◆ Dataset section:
— BEGIN —

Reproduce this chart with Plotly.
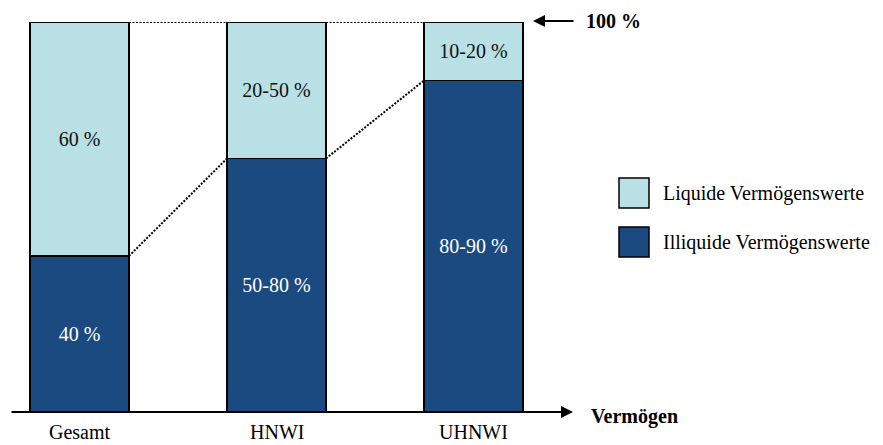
import plotly.graph_objects as go

# Asset structure by wealth segment (share of total assets, %)
segments = ["Gesamt", "HNWI", "UHNWI"]
illiquid = [40, 65, 85]          # Illiquide Vermögenswerte
liquid = [60, 35, 15]            # Liquide Vermögenswerte
illiquid_labels = ["40 %", "50-80 %", "80-90 %"]
liquid_labels = ["60 %", "20-50 %", "10-20 %"]
series_names = ["Liquide Vermögenswerte", "Illiquide Vermögenswerte"]
axis_title = "Vermögen"
top_label = "100 %"

W, H = 883, 445
M_T, M_B = 22, 33
PLOT_H = H - M_T - M_B
X_CENTER0, X_STEP = 79.5, 197.0
BAR_W = 99 / X_STEP

LIGHT = "#B9E0E4"
DARK = "#1B4A80"
FONT = "Liberation Serif"
FS = 20


def paper_x(px):
    return px / W


def paper_y(py):
    return (H - M_B - py) / PLOT_H


xs = list(range(len(segments)))

fig = go.Figure()
fig.add_trace(go.Bar(
    x=xs, y=illiquid, width=BAR_W, name=series_names[1],
    marker=dict(color=DARK, line=dict(color="black", width=1.5)),
    text=illiquid_labels, textposition="inside", insidetextanchor="middle",
    textfont=dict(family=FONT, size=FS, color="white"),
    constraintext="none", hoverinfo="skip",
))
fig.add_trace(go.Bar(
    x=xs, y=liquid, width=BAR_W, name=series_names[0],
    marker=dict(color=LIGHT, line=dict(color="black", width=1.5)),
    text=liquid_labels, textposition="inside", insidetextanchor="middle",
    textfont=dict(family=FONT, size=FS, color="#111111"),
    constraintext="none", hoverinfo="skip",
))

# Dotted connectors between neighbouring bars (segment boundary and 100 % top)
for i in range(len(segments) - 1):
    top_i = illiquid[i] + liquid[i]
    top_j = illiquid[i + 1] + liquid[i + 1]
    for ya, yb in ((illiquid[i], illiquid[i + 1]), (top_i, top_j)):
        fig.add_trace(go.Scatter(
            x=[xs[i] + BAR_W / 2, xs[i + 1] - BAR_W / 2], y=[ya, yb],
            mode="lines", line=dict(color="black", width=2, dash="2px,1.5px"),
            hoverinfo="skip", showlegend=False, cliponaxis=False,
        ))

annotations = []
# Category labels under the baseline
for x, s in zip(xs, segments):
    annotations.append(dict(x=x, y=0, xref="x", yref="y", text=s, showarrow=False,
                            yanchor="middle", yshift=-20, borderpad=0,
                            font=dict(family=FONT, size=FS, color="black")))

# Horizontal axis with arrow
annotations.append(dict(x=paper_x(573), y=0, xref="paper", yref="y", ax=-(573 - 10), ay=0,
                        text="", showarrow=True, arrowhead=2, arrowsize=1.2,
                        arrowwidth=2, arrowcolor="black", standoff=0))
annotations.append(dict(x=paper_x(589), y=paper_y(416), xref="paper", yref="paper",
                        text="<b>%s</b>" % axis_title, showarrow=False, xanchor="left",
                        yanchor="middle", font=dict(family=FONT, size=FS, color="black")))

# 100 % marker
annotations.append(dict(x=paper_x(533), y=paper_y(21), xref="paper", yref="paper", ax=42, ay=0,
                        text="", showarrow=True, arrowhead=2, arrowsize=1.2,
                        arrowwidth=2, arrowcolor="black", standoff=0))
annotations.append(dict(x=paper_x(584), y=paper_y(21), xref="paper", yref="paper",
                        text="<b>%s</b>" % top_label, showarrow=False, xanchor="left",
                        yanchor="middle", font=dict(family=FONT, size=FS, color="black")))

# Legend drawn as swatches with labels
shapes = []
for (y0, y1), color, name in (((178, 208), LIGHT, series_names[0]),
                              ((227, 257), DARK, series_names[1])):
    shapes.append(dict(type="rect", xref="paper", yref="paper",
                       x0=paper_x(619), x1=paper_x(649), y0=paper_y(y1), y1=paper_y(y0),
                       fillcolor=color, line=dict(color="black", width=1.5)))
    annotations.append(dict(x=paper_x(661), y=paper_y((y0 + y1) / 2), xref="paper", yref="paper",
                            text=name, showarrow=False, xanchor="left", yanchor="middle",
                            font=dict(family=FONT, size=FS, color="black")))

fig.update_layout(
    width=W, height=H, barmode="stack", showlegend=False,
    margin=dict(l=0, r=0, t=M_T, b=M_B, pad=0),
    paper_bgcolor="white", plot_bgcolor="white",
    font=dict(family=FONT),
    xaxis=dict(range=[-X_CENTER0 / X_STEP, (W - X_CENTER0) / X_STEP], visible=False, fixedrange=True),
    yaxis=dict(range=[0, 100], visible=False, fixedrange=True),
    annotations=annotations, shapes=shapes,
)

fig.write_html("out.html")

— END —

◆ Set problem:
Reproduce all of the data exactly; the pictures do not belong in the copy.

◆ Worked solution:
Reproduce this chart with Plotly.
import plotly.graph_objects as go

# Asset structure by wealth segment (share of total assets, %)
segments = ["Gesamt", "HNWI", "UHNWI"]
illiquid = [40, 65, 85]          # Illiquide Vermögenswerte
liquid = [60, 35, 15]            # Liquide Vermögenswerte
illiquid_labels = ["40 %", "50-80 %", "80-90 %"]
liquid_labels = ["60 %", "20-50 %", "10-20 %"]
series_names = ["Liquide Vermögenswerte", "Illiquide Vermögenswerte"]
axis_title = "Vermögen"
top_label = "100 %"

W, H = 883, 445
M_T, M_B = 22, 33
PLOT_H = H - M_T - M_B
X_CENTER0, X_STEP = 79.5, 197.0
BAR_W = 99 / X_STEP

LIGHT = "#B9E0E4"
DARK = "#1B4A80"
FONT = "Liberation Serif"
FS = 20


def paper_x(px):
    return px / W


def paper_y(py):
    return (H - M_B - py) / PLOT_H


xs = list(range(len(segments)))

fig = go.Figure()
fig.add_trace(go.Bar(
    x=xs, y=illiquid, width=BAR_W, name=series_names[1],
    marker=dict(color=DARK, line=dict(color="black", width=1.5)),
    text=illiquid_labels, textposition="inside", insidetextanchor="middle",
    textfont=dict(family=FONT, size=FS, color="white"),
    constraintext="none", hoverinfo="skip",
))
fig.add_trace(go.Bar(
    x=xs, y=liquid, width=BAR_W, name=series_names[0],
    marker=dict(color=LIGHT, line=dict(color="black", width=1.5)),
    text=liquid_labels, textposition="inside", insidetextanchor="middle",
    textfont=dict(family=FONT, size=FS, color="#111111"),
    constraintext="none", hoverinfo="skip",
))

# Dotted connectors between neighbouring bars (segment boundary and 100 % top)
for i in range(len(segments) - 1):
    top_i = illiquid[i] + liquid[i]
    top_j = illiquid[i + 1] + liquid[i + 1]
    for ya, yb in ((illiquid[i], illiquid[i + 1]), (top_i, top_j)):
        fig.add_trace(go.Scatter(
            x=[xs[i] + BAR_W / 2, xs[i + 1] - BAR_W / 2], y=[ya, yb],
            mode="lines", line=dict(color="black", width=2, dash="2px,1.5px"),
            hoverinfo="skip", showlegend=False, cliponaxis=False,
        ))

annotations = []
# Category labels under the baseline
for x, s in zip(xs, segments):
    annotations.append(dict(x=x, y=0, xref="x", yref="y", text=s, showarrow=False,
                            yanchor="middle", yshift=-20, borderpad=0,
                            font=dict(family=FONT, size=FS, color="black")))

# Horizontal axis with arrow
annotations.append(dict(x=paper_x(573), y=0, xref="paper", yref="y", ax=-(573 - 10), ay=0,
                        text="", showarrow=True, arrowhead=2, arrowsize=1.2,
                        arrowwidth=2, arrowcolor="black", standoff=0))
annotations.append(dict(x=paper_x(589), y=paper_y(416), xref="paper", yref="paper",
                        text="<b>%s</b>" % axis_title, showarrow=False, xanchor="left",
                        yanchor="middle", font=dict(family=FONT, size=FS, color="black")))

# 100 % marker
annotations.append(dict(x=paper_x(533), y=paper_y(21), xref="paper", yref="paper", ax=42, ay=0,
                        text="", showarrow=True, arrowhead=2, arrowsize=1.2,
                        arrowwidth=2, arrowcolor="black", standoff=0))
annotations.append(dict(x=paper_x(584), y=paper_y(21), xref="paper", yref="paper",
                        text="<b>%s</b>" % top_label, showarrow=False, xanchor="left",
                        yanchor="middle", font=dict(family=FONT, size=FS, color="black")))

# Legend drawn as swatches with labels
shapes = []
for (y0, y1), color, name in (((178, 208), LIGHT, series_names[0]),
                              ((227, 257), DARK, series_names[1])):
    shapes.append(dict(type="rect", xref="paper", yref="paper",
                       x0=paper_x(619), x1=paper_x(649), y0=paper_y(y1), y1=paper_y(y0),
                       fillcolor=color, line=dict(color="black", width=1.5)))
    annotations.append(dict(x=paper_x(661), y=paper_y((y0 + y1) / 2), xref="paper", yref="paper",
                            text=name, showarrow=False, xanchor="left", yanchor="middle",
                            font=dict(family=FONT, size=FS, color="black")))

fig.update_layout(
    width=W, height=H, barmode="stack", showlegend=False,
    margin=dict(l=0, r=0, t=M_T, b=M_B, pad=0),
    paper_bgcolor="white", plot_bgcolor="white",
    font=dict(family=FONT),
    xaxis=dict(range=[-X_CENTER0 / X_STEP, (W - X_CENTER0) / X_STEP], visible=False, fixedrange=True),
    yaxis=dict(range=[0, 100], visible=False, fixedrange=True),
    annotations=annotations, shapes=shapes,
)

fig.write_html("out.html")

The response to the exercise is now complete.